What you have to do:
Your task is to give the listing below back word for word, pictures excluded.

★ ★ ★ ★ ★ ★ ★

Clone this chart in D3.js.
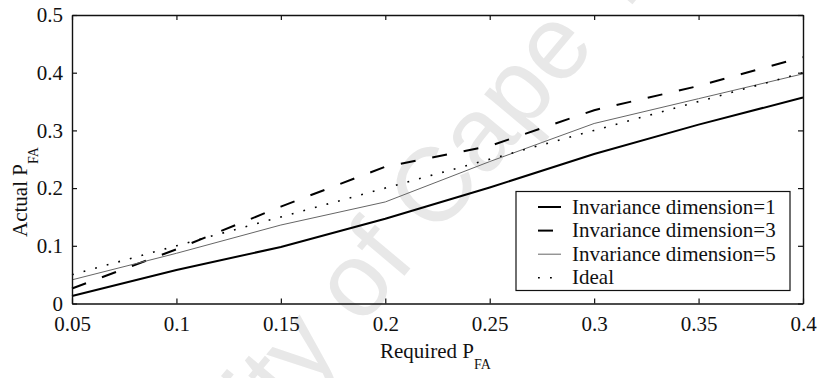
<!DOCTYPE html>
<html>
<head>
<meta charset="utf-8">
<script src="https://cdn.jsdelivr.net/npm/d3@7"></script>
<style>
  html, body { margin: 0; padding: 0; background: #fff; }
  svg { display: block; }
  text { font-family: "Liberation Serif", "Times New Roman", serif; fill: #111; }
</style>
</head>
<body>
<svg id="chart" width="820" height="378"></svg>
<script>
// Required vs. actual false-alarm probability
const required = [0.05, 0.10, 0.15, 0.20, 0.25, 0.30, 0.35, 0.40];
const dim1  = [0.013, 0.058, 0.098, 0.147, 0.201, 0.259, 0.310, 0.357];
const dim3  = [0.026, 0.094, 0.168, 0.237, 0.273, 0.335, 0.377, 0.427];
const dim5  = [0.041, 0.087, 0.136, 0.176, 0.246, 0.312, 0.355, 0.398];
const ideal = [0.05, 0.10, 0.15, 0.20, 0.25, 0.30, 0.35, 0.40];

const xTicks = [0.05, 0.1, 0.15, 0.2, 0.25, 0.3, 0.35, 0.4];
const yTicks = [0, 0.1, 0.2, 0.3, 0.4, 0.5];
const legendLabels = ["Invariance dimension=1", "Invariance dimension=3", "Invariance dimension=5", "Ideal"];

const svg = d3.select("#chart");
const W = 820, H = 378;
const m = { left: 72, right: 17, top: 15, bottom: 74.5 };

const x = d3.scaleLinear().domain([0.05, 0.4]).range([m.left, W - m.right]);
const y = d3.scaleLinear().domain([0, 0.5]).range([H - m.bottom, m.top]);

// faint diagonal watermark behind the plot
svg.append("text")
  .attr("transform", "translate(46,703) rotate(-50)")
  .style("font-family", "'Liberation Sans', Arial, sans-serif")
  .style("font-size", "105px")
  .style("fill", "#e8e8e8")
  .text("University of Cape Town");

const series = [
  { name: legendLabels[0], values: dim1,  stroke: "#000", width: 2,   dash: null },
  { name: legendLabels[1], values: dim3,  stroke: "#000", width: 2,   dash: "15,17" },
  { name: legendLabels[2], values: dim5,  stroke: "#666", width: 1,   dash: null },
  { name: legendLabels[3], values: ideal, stroke: "#000", width: 1.6, dash: "1.8,10.2" }
];

const line = d3.line()
  .x((d, i) => x(required[i]))
  .y(d => y(d));

const plot = svg.append("g");
series.forEach(s => {
  plot.append("path")
    .datum(s.values)
    .attr("d", line)
    .attr("fill", "none")
    .attr("stroke", s.stroke)
    .attr("stroke-width", s.width)
    .attr("stroke-dasharray", s.dash);
});

// axes with inward ticks on all four sides
const fmt = d => String(+d.toFixed(2));
const tickLen = 5;

const gx = svg.append("g")
  .attr("transform", `translate(0,${y(0)})`)
  .call(d3.axisBottom(x).tickValues(xTicks).tickFormat(fmt)
    .tickSizeInner(-tickLen).tickSizeOuter(0).tickPadding(13));
const gy = svg.append("g")
  .attr("transform", `translate(${x(0.05)},0)`)
  .call(d3.axisLeft(y).tickValues(yTicks).tickFormat(fmt)
    .tickSizeInner(-tickLen).tickSizeOuter(0).tickPadding(9));
const gt = svg.append("g")
  .attr("transform", `translate(0,${y(0.5)})`)
  .call(d3.axisTop(x).tickValues(xTicks).tickFormat("")
    .tickSizeInner(-tickLen).tickSizeOuter(0));
const gr = svg.append("g")
  .attr("transform", `translate(${x(0.4)},0)`)
  .call(d3.axisRight(y).tickValues(yTicks).tickFormat("")
    .tickSizeInner(-tickLen).tickSizeOuter(0));

[gx, gy, gt, gr].forEach(g => {
  g.attr("font-family", null);
  g.selectAll(".domain").attr("stroke", "#111").attr("stroke-width", 1.4);
  g.selectAll(".tick line").attr("stroke", "#111").attr("stroke-width", 1.2);
  g.selectAll(".tick text")
    .style("font-family", "'Liberation Serif', 'Times New Roman', serif")
    .style("font-size", "21px")
    .attr("fill", "#111");
});

// axis titles with subscript
const xl = svg.append("text")
  .attr("x", 380).attr("y", 358)
  .style("font-size", "21px");
xl.append("tspan").text("Required P");
xl.append("tspan").attr("dy", 11).style("font-size", "14px").text("FA");

const yl = svg.append("text")
  .attr("transform", "translate(27,237) rotate(-90)")
  .style("font-size", "21px");
yl.append("tspan").text("Actual P");
yl.append("tspan").attr("dy", 11).style("font-size", "14px").text("FA");

// legend
const lg = svg.append("g");
lg.append("rect")
  .attr("x", 516).attr("y", 191.5).attr("width", 274).attr("height", 99)
  .attr("fill", "#fff").attr("stroke", "#111").attr("stroke-width", 1.2);
series.forEach((s, i) => {
  const by = 213.5 + i * 23.6;
  lg.append("line")
    .attr("x1", 538).attr("x2", 561)
    .attr("y1", by - 6.5).attr("y2", by - 6.5)
    .attr("stroke", s.stroke).attr("stroke-width", s.width)
    .attr("stroke-dasharray", s.dash);
  lg.append("text")
    .attr("x", 572).attr("y", by)
    .style("font-size", "21px")
    .text(s.name);
});
</script>
</body>
</html>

★ ★ ★ ★ ★ ★ ★

Written response:
Clone this chart in D3.js.
<!DOCTYPE html>
<html>
<head>
<meta charset="utf-8">
<script src="https://cdn.jsdelivr.net/npm/d3@7"></script>
<style>
  html, body { margin: 0; padding: 0; background: #fff; }
  svg { display: block; }
  text { font-family: "Liberation Serif", "Times New Roman", serif; fill: #111; }
</style>
</head>
<body>
<svg id="chart" width="820" height="378"></svg>
<script>
// Required vs. actual false-alarm probability
const required = [0.05, 0.10, 0.15, 0.20, 0.25, 0.30, 0.35, 0.40];
const dim1  = [0.013, 0.058, 0.098, 0.147, 0.201, 0.259, 0.310, 0.357];
const dim3  = [0.026, 0.094, 0.168, 0.237, 0.273, 0.335, 0.377, 0.427];
const dim5  = [0.041, 0.087, 0.136, 0.176, 0.246, 0.312, 0.355, 0.398];
const ideal = [0.05, 0.10, 0.15, 0.20, 0.25, 0.30, 0.35, 0.40];

const xTicks = [0.05, 0.1, 0.15, 0.2, 0.25, 0.3, 0.35, 0.4];
const yTicks = [0, 0.1, 0.2, 0.3, 0.4, 0.5];
const legendLabels = ["Invariance dimension=1", "Invariance dimension=3", "Invariance dimension=5", "Ideal"];

const svg = d3.select("#chart");
const W = 820, H = 378;
const m = { left: 72, right: 17, top: 15, bottom: 74.5 };

const x = d3.scaleLinear().domain([0.05, 0.4]).range([m.left, W - m.right]);
const y = d3.scaleLinear().domain([0, 0.5]).range([H - m.bottom, m.top]);

// faint diagonal watermark behind the plot
svg.append("text")
  .attr("transform", "translate(46,703) rotate(-50)")
  .style("font-family", "'Liberation Sans', Arial, sans-serif")
  .style("font-size", "105px")
  .style("fill", "#e8e8e8")
  .text("University of Cape Town");

const series = [
  { name: legendLabels[0], values: dim1,  stroke: "#000", width: 2,   dash: null },
  { name: legendLabels[1], values: dim3,  stroke: "#000", width: 2,   dash: "15,17" },
  { name: legendLabels[2], values: dim5,  stroke: "#666", width: 1,   dash: null },
  { name: legendLabels[3], values: ideal, stroke: "#000", width: 1.6, dash: "1.8,10.2" }
];

const line = d3.line()
  .x((d, i) => x(required[i]))
  .y(d => y(d));

const plot = svg.append("g");
series.forEach(s => {
  plot.append("path")
    .datum(s.values)
    .attr("d", line)
    .attr("fill", "none")
    .attr("stroke", s.stroke)
    .attr("stroke-width", s.width)
    .attr("stroke-dasharray", s.dash);
});

// axes with inward ticks on all four sides
const fmt = d => String(+d.toFixed(2));
const tickLen = 5;

const gx = svg.append("g")
  .attr("transform", `translate(0,${y(0)})`)
  .call(d3.axisBottom(x).tickValues(xTicks).tickFormat(fmt)
    .tickSizeInner(-tickLen).tickSizeOuter(0).tickPadding(13));
const gy = svg.append("g")
  .attr("transform", `translate(${x(0.05)},0)`)
  .call(d3.axisLeft(y).tickValues(yTicks).tickFormat(fmt)
    .tickSizeInner(-tickLen).tickSizeOuter(0).tickPadding(9));
const gt = svg.append("g")
  .attr("transform", `translate(0,${y(0.5)})`)
  .call(d3.axisTop(x).tickValues(xTicks).tickFormat("")
    .tickSizeInner(-tickLen).tickSizeOuter(0));
const gr = svg.append("g")
  .attr("transform", `translate(${x(0.4)},0)`)
  .call(d3.axisRight(y).tickValues(yTicks).tickFormat("")
    .tickSizeInner(-tickLen).tickSizeOuter(0));

[gx, gy, gt, gr].forEach(g => {
  g.attr("font-family", null);
  g.selectAll(".domain").attr("stroke", "#111").attr("stroke-width", 1.4);
  g.selectAll(".tick line").attr("stroke", "#111").attr("stroke-width", 1.2);
  g.selectAll(".tick text")
    .style("font-family", "'Liberation Serif', 'Times New Roman', serif")
    .style("font-size", "21px")
    .attr("fill", "#111");
});

// axis titles with subscript
const xl = svg.append("text")
  .attr("x", 380).attr("y", 358)
  .style("font-size", "21px");
xl.append("tspan").text("Required P");
xl.append("tspan").attr("dy", 11).style("font-size", "14px").text("FA");

const yl = svg.append("text")
  .attr("transform", "translate(27,237) rotate(-90)")
  .style("font-size", "21px");
yl.append("tspan").text("Actual P");
yl.append("tspan").attr("dy", 11).style("font-size", "14px").text("FA");

// legend
const lg = svg.append("g");
lg.append("rect")
  .attr("x", 516).attr("y", 191.5).attr("width", 274).attr("height", 99)
  .attr("fill", "#fff").attr("stroke", "#111").attr("stroke-width", 1.2);
series.forEach((s, i) => {
  const by = 213.5 + i * 23.6;
  lg.append("line")
    .attr("x1", 538).attr("x2", 561)
    .attr("y1", by - 6.5).attr("y2", by - 6.5)
    .attr("stroke", s.stroke).attr("stroke-width", s.width)
    .attr("stroke-dasharray", s.dash);
  lg.append("text")
    .attr("x", 572).attr("y", by)
    .style("font-size", "21px")
    .text(s.name);
});
</script>
</body>
</html>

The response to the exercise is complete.